=== DATASET CONTENT ===

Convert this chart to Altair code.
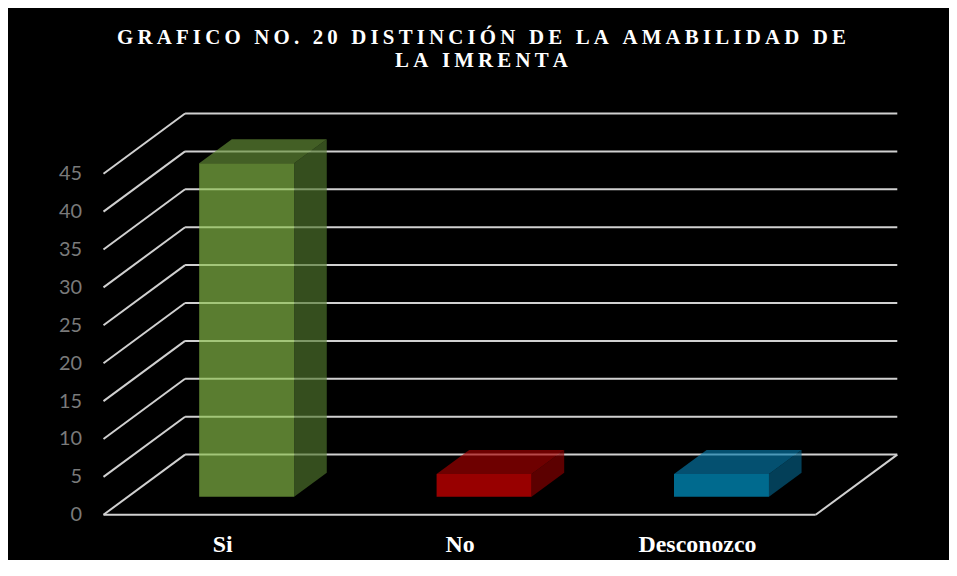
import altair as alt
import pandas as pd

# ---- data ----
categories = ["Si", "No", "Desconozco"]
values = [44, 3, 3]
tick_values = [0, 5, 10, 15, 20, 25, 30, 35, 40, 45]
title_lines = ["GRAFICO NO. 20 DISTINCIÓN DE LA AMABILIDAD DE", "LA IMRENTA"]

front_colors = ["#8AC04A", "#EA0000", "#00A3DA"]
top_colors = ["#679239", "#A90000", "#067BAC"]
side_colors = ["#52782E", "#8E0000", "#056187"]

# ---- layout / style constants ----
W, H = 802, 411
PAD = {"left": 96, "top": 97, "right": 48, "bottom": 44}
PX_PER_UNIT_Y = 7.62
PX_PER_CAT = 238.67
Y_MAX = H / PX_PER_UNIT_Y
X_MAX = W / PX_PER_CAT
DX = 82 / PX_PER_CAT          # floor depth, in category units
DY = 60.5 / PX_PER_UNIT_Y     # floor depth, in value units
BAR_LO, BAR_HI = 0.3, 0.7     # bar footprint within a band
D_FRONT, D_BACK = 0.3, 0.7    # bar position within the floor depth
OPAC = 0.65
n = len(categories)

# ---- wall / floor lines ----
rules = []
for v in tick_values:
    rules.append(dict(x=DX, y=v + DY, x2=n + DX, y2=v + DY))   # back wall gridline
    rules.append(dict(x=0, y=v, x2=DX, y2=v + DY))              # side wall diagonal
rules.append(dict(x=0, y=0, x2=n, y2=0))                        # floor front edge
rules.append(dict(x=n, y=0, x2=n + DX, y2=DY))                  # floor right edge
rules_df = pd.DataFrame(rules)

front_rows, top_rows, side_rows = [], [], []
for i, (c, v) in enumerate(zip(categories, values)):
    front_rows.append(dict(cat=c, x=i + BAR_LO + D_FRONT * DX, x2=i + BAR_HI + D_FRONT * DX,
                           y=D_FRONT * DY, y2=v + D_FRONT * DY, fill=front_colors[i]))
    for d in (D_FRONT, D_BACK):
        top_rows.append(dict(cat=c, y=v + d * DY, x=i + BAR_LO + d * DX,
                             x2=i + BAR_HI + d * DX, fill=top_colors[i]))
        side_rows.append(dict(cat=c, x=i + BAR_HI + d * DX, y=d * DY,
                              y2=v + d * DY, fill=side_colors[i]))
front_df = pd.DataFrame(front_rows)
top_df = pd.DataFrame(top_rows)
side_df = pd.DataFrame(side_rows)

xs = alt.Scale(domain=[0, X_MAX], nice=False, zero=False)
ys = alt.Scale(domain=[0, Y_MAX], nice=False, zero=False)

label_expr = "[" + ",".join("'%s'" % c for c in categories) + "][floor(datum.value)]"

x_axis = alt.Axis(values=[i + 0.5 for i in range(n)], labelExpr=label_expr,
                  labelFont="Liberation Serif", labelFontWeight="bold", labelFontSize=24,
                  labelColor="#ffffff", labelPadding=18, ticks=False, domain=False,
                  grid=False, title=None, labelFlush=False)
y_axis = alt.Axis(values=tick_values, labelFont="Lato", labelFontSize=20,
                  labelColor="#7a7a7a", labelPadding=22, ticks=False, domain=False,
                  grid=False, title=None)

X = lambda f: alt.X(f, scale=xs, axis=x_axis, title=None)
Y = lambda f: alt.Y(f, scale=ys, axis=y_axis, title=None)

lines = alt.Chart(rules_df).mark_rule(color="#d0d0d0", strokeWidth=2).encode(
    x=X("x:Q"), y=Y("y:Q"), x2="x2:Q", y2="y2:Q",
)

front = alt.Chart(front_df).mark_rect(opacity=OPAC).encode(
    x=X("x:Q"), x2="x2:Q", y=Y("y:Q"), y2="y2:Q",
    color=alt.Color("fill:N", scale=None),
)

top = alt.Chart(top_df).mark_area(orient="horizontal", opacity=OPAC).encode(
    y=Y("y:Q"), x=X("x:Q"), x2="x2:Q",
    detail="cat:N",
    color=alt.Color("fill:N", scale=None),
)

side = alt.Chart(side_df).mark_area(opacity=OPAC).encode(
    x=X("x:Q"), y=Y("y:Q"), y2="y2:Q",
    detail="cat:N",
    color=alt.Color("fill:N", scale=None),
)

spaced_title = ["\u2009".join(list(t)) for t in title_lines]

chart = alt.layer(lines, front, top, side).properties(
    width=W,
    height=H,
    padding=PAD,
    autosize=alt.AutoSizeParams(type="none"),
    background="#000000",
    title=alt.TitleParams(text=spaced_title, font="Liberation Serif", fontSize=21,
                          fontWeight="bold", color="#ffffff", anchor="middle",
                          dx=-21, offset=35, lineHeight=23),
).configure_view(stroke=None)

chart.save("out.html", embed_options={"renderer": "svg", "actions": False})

=== EXERCISE DIRECTIONS ===
Copy the listing in full and without alteration, omitting every picture.

=== SOLUTION TO THIS TASK ===
Convert this chart to Altair code.
import altair as alt
import pandas as pd

# ---- data ----
categories = ["Si", "No", "Desconozco"]
values = [44, 3, 3]
tick_values = [0, 5, 10, 15, 20, 25, 30, 35, 40, 45]
title_lines = ["GRAFICO NO. 20 DISTINCIÓN DE LA AMABILIDAD DE", "LA IMRENTA"]

front_colors = ["#8AC04A", "#EA0000", "#00A3DA"]
top_colors = ["#679239", "#A90000", "#067BAC"]
side_colors = ["#52782E", "#8E0000", "#056187"]

# ---- layout / style constants ----
W, H = 802, 411
PAD = {"left": 96, "top": 97, "right": 48, "bottom": 44}
PX_PER_UNIT_Y = 7.62
PX_PER_CAT = 238.67
Y_MAX = H / PX_PER_UNIT_Y
X_MAX = W / PX_PER_CAT
DX = 82 / PX_PER_CAT          # floor depth, in category units
DY = 60.5 / PX_PER_UNIT_Y     # floor depth, in value units
BAR_LO, BAR_HI = 0.3, 0.7     # bar footprint within a band
D_FRONT, D_BACK = 0.3, 0.7    # bar position within the floor depth
OPAC = 0.65
n = len(categories)

# ---- wall / floor lines ----
rules = []
for v in tick_values:
    rules.append(dict(x=DX, y=v + DY, x2=n + DX, y2=v + DY))   # back wall gridline
    rules.append(dict(x=0, y=v, x2=DX, y2=v + DY))              # side wall diagonal
rules.append(dict(x=0, y=0, x2=n, y2=0))                        # floor front edge
rules.append(dict(x=n, y=0, x2=n + DX, y2=DY))                  # floor right edge
rules_df = pd.DataFrame(rules)

front_rows, top_rows, side_rows = [], [], []
for i, (c, v) in enumerate(zip(categories, values)):
    front_rows.append(dict(cat=c, x=i + BAR_LO + D_FRONT * DX, x2=i + BAR_HI + D_FRONT * DX,
                           y=D_FRONT * DY, y2=v + D_FRONT * DY, fill=front_colors[i]))
    for d in (D_FRONT, D_BACK):
        top_rows.append(dict(cat=c, y=v + d * DY, x=i + BAR_LO + d * DX,
                             x2=i + BAR_HI + d * DX, fill=top_colors[i]))
        side_rows.append(dict(cat=c, x=i + BAR_HI + d * DX, y=d * DY,
                              y2=v + d * DY, fill=side_colors[i]))
front_df = pd.DataFrame(front_rows)
top_df = pd.DataFrame(top_rows)
side_df = pd.DataFrame(side_rows)

xs = alt.Scale(domain=[0, X_MAX], nice=False, zero=False)
ys = alt.Scale(domain=[0, Y_MAX], nice=False, zero=False)

label_expr = "[" + ",".join("'%s'" % c for c in categories) + "][floor(datum.value)]"

x_axis = alt.Axis(values=[i + 0.5 for i in range(n)], labelExpr=label_expr,
                  labelFont="Liberation Serif", labelFontWeight="bold", labelFontSize=24,
                  labelColor="#ffffff", labelPadding=18, ticks=False, domain=False,
                  grid=False, title=None, labelFlush=False)
y_axis = alt.Axis(values=tick_values, labelFont="Lato", labelFontSize=20,
                  labelColor="#7a7a7a", labelPadding=22, ticks=False, domain=False,
                  grid=False, title=None)

X = lambda f: alt.X(f, scale=xs, axis=x_axis, title=None)
Y = lambda f: alt.Y(f, scale=ys, axis=y_axis, title=None)

lines = alt.Chart(rules_df).mark_rule(color="#d0d0d0", strokeWidth=2).encode(
    x=X("x:Q"), y=Y("y:Q"), x2="x2:Q", y2="y2:Q",
)

front = alt.Chart(front_df).mark_rect(opacity=OPAC).encode(
    x=X("x:Q"), x2="x2:Q", y=Y("y:Q"), y2="y2:Q",
    color=alt.Color("fill:N", scale=None),
)

top = alt.Chart(top_df).mark_area(orient="horizontal", opacity=OPAC).encode(
    y=Y("y:Q"), x=X("x:Q"), x2="x2:Q",
    detail="cat:N",
    color=alt.Color("fill:N", scale=None),
)

side = alt.Chart(side_df).mark_area(opacity=OPAC).encode(
    x=X("x:Q"), y=Y("y:Q"), y2="y2:Q",
    detail="cat:N",
    color=alt.Color("fill:N", scale=None),
)

spaced_title = ["\u2009".join(list(t)) for t in title_lines]

chart = alt.layer(lines, front, top, side).properties(
    width=W,
    height=H,
    padding=PAD,
    autosize=alt.AutoSizeParams(type="none"),
    background="#000000",
    title=alt.TitleParams(text=spaced_title, font="Liberation Serif", fontSize=21,
                          fontWeight="bold", color="#ffffff", anchor="middle",
                          dx=-21, offset=35, lineHeight=23),
).configure_view(stroke=None)

chart.save("out.html", embed_options={"renderer": "svg", "actions": False})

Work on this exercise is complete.